Pouco a pouco, os tios vão se despedindo. Outros tios da infância se foram antes, e sei, com aperto no coração e olhos nada enxutos, que outros, os outros todos irão. Sinto saudade dos tios todos e saudade da memória que eu tinha com os tios.
Sinto saudade do meu pai.

Por que dói tanto a despedida? Com ou sem fé, por que dói?

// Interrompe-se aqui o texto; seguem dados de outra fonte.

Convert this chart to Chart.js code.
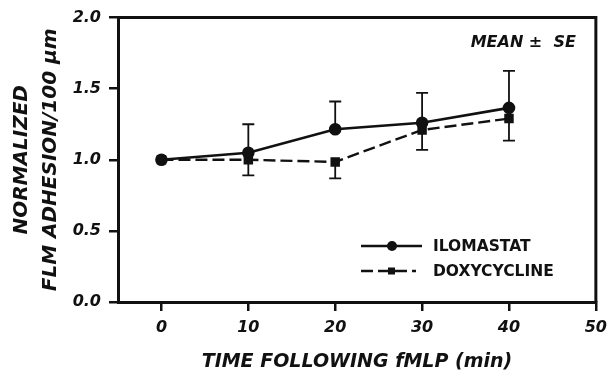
<!DOCTYPE html>
<html>
<head>
<meta charset="utf-8">
<script src="https://cdn.jsdelivr.net/npm/chart.js@4/dist/chart.umd.min.js"></script>
<style>
  html, body { margin: 0; padding: 0; background: #fff; }
  #wrap { width: 614px; height: 375px; position: relative; }
</style>
</head>
<body>
<div id="wrap"><canvas id="chart" width="614" height="375"></canvas></div>
<script>
// minutes after fMLP
const times = [0, 10, 20, 30, 40];
const xTicks = [0, 10, 20, 30, 40, 50];
const seriesNames = ['ILOMASTAT', 'DOXYCYCLINE'];

// normalized adhesion, mean and SE (ilomastat bar drawn up, doxycycline bar drawn down)
const ilomastatMean = [1.0, 1.05, 1.215, 1.26, 1.365];
const ilomastatSE = [0, 0.20, 0.195, 0.21, 0.26];
const doxyMean = [1.0, 1.0, 0.985, 1.21, 1.29];
const doxySE = [0, 0.11, 0.115, 0.14, 0.155];

const note = 'MEAN ±  SE';
const FONT = "'DejaVu Sans', 'Liberation Sans', Arial, sans-serif";

const toPoints = (ys) => ys.map((y, i) => ({ x: times[i], y }));

// error bars: ilomastat upper half, doxycycline lower half
const errorBars = {
  id: 'errorBars',
  beforeDatasetsDraw(chart) {
    const { ctx, scales: { x, y } } = chart;
    const sets = [
      { mean: ilomastatMean, se: ilomastatSE, dir: 1 },
      { mean: doxyMean, se: doxySE, dir: -1 },
    ];
    ctx.save();
    ctx.strokeStyle = '#111';
    ctx.lineWidth = 1.8;
    sets.forEach((s) => {
      s.mean.forEach((m, i) => {
        if (!s.se[i]) return;
        const px = x.getPixelForValue(times[i]);
        const p0 = y.getPixelForValue(m);
        const p1 = y.getPixelForValue(m + s.dir * s.se[i]);
        ctx.beginPath();
        ctx.moveTo(px, p0);
        ctx.lineTo(px, p1);
        ctx.moveTo(px - 6, p1);
        ctx.lineTo(px + 6, p1);
        ctx.stroke();
      });
    });
    ctx.restore();
  },
};

// closes the box on top and right, adds the legend and the note
const frameAndLegend = {
  id: 'frameAndLegend',
  afterDraw(chart) {
    const { ctx, chartArea: a } = chart;
    ctx.save();
    ctx.strokeStyle = '#111';
    ctx.lineWidth = 3;
    ctx.beginPath();
    ctx.moveTo(a.left, a.top);
    ctx.lineTo(a.right, a.top);
    ctx.lineTo(a.right, a.bottom);
    ctx.stroke();

    ctx.fillStyle = '#111';
    ctx.font = `italic bold 16px ${FONT}`;
    ctx.textAlign = 'right';
    ctx.textBaseline = 'middle';
    ctx.fillText(note, a.right - 20, a.top + 25);

    const rows = [246, 271];
    chart.data.datasets.forEach((ds, i) => {
      const yy = rows[i];
      ctx.lineWidth = ds.borderWidth;
      ctx.setLineDash(ds.borderDash || []);
      ctx.beginPath();
      ctx.moveTo(361, yy);
      ctx.lineTo(i === 0 ? 422 : 416, yy);
      ctx.stroke();
      ctx.setLineDash([]);
      ctx.beginPath();
      if (ds.pointStyle === 'rect') {
        ctx.rect(388, yy - 3.5, 7, 7);
      } else {
        ctx.arc(392, yy, 5, 0, Math.PI * 2);
      }
      ctx.fill();
      ctx.font = `bold 15.5px ${FONT}`;
      ctx.textAlign = 'left';
      ctx.fillText(ds.label, 433, yy + 1);
    });
    ctx.restore();
  },
};

new Chart(document.getElementById('chart'), {
  type: 'scatter',
  data: {
    datasets: [
      {
        label: seriesNames[0],
        data: toPoints(ilomastatMean),
        showLine: true,
        borderColor: '#111',
        backgroundColor: '#111',
        borderWidth: 2.6,
        pointStyle: 'circle',
        pointRadius: 5,
        pointHoverRadius: 5,
      },
      {
        label: seriesNames[1],
        data: toPoints(doxyMean),
        showLine: true,
        borderColor: '#111',
        backgroundColor: '#111',
        borderWidth: 2.4,
        borderDash: [12, 5],
        pointStyle: 'rect',
        pointRadius: 5,
        pointHoverRadius: 5,
      },
    ],
  },
  options: {
    responsive: false,
    animation: false,
    layout: { padding: { top: 14, right: 16, left: 0, bottom: 0 } },
    plugins: { legend: { display: false }, tooltip: { enabled: false } },
    scales: {
      x: {
        type: 'linear',
        min: -5,
        max: 50,
        afterBuildTicks: (s) => { s.ticks = xTicks.map((v) => ({ value: v })); },
        afterFit: (s) => { s.height = 73; },
        grid: { drawOnChartArea: false, drawTicks: true, tickLength: 9, color: '#111', lineWidth: 2.5 },
        border: { display: true, color: '#111', width: 3 },
        ticks: {
          color: '#111',
          padding: 7,
          maxRotation: 0,
          font: { family: FONT, size: 16, style: 'italic', weight: 'bold' },
        },
        title: {
          display: true,
          text: 'TIME FOLLOWING fMLP (min)',
          color: '#111',
          padding: { top: 0, bottom: 2 },
          font: { family: FONT, size: 19, style: 'italic', weight: 'bold' },
        },
      },
      y: {
        min: 0,
        max: 2,
        afterFit: (s) => { s.width = 118; },
        grid: { drawOnChartArea: false, drawTicks: true, tickLength: 9, color: '#111', lineWidth: 2.5 },
        border: { display: true, color: '#111', width: 3 },
        ticks: {
          stepSize: 0.5,
          color: '#111',
          padding: 8,
          callback: (v) => v.toFixed(1),
          font: { family: FONT, size: 16, style: 'italic', weight: 'bold' },
        },
        title: {
          display: true,
          text: ['NORMALIZED', 'FLM ADHESION/100 µm'],
          color: '#111',
          padding: { top: 7, bottom: 0 },
          font: { family: FONT, size: 20, style: 'italic', weight: 'bold', lineHeight: 1.45 },
        },
      },
    },
  },
  plugins: [errorBars, frameAndLegend],
});
</script>
</body>
</html>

De tempos em tempos, a finitude vem nos recordar de que deixamos muitas coisas para depois. Que, por motivos frouxos e roxos, não dizemos "eu te amo", "me desculpe", "eu preciso de você", "te perdôo" na hora certa. Colocamos baterias incansáveis nos relógios com a doce enganação de que eles nunca vão parar de funcionar. Eles talvez não. Nós... nós sim.

A finitude nos pergunta: a quantas anda sua existência?
Minha resposta me acalmou.

Hoje, quando me despedi de meus tios, revi meus primos de segundo grau, filhos dos primos que são os filhos dos tios. E pensei que, um dia, talvez os filhos dos primos se lembrem de sua infância povoada de primos-tios. E eu esteja entre eles, sobrevivendo nas recordações, em instantes fugidios, em breves flashes de sorrisos e carinhos.

Vi minha mãe caminhando pelas veredas.
Vi irmão, cunhada, outros tios, primos, filhos de primos caminhando pelas veredas.
Imaginei todos meus conhecidos e amigos e queridos caminhando pelas veredas.
E, mais que a despedida do tio, talvez o que realmente doeu hoje tenha sido a aceitação do exercício do desapego. Senti saudade por antecipação.

Senti vontade de cabê-los todos no meu abraço, num grande abraço carinhoso. Senti vontade de que partilhássemos ainda muitos e muitos momentos.
É a vida que me emociona, no fim das contas.
É a vida de cada instante de carinho, de cada pequena disponibilidade, de cada oportunidade de partilha, de cada poema colhido junto no mundo -- que quantas vezes deixamos escapar, meu Deus, por motivos bestas.

Não temos tempo.
Não temos dinheiro.
Não temos paciência.
Não temos compreensão.
Não temos coragem.
Nos falta sensibilidade.
Nos falta atenção.
Nos falta disponibilidade.
Nos faltam veredas para caminhar.

Infinito enquanto dure. Mas somos finitos, não custa recordar.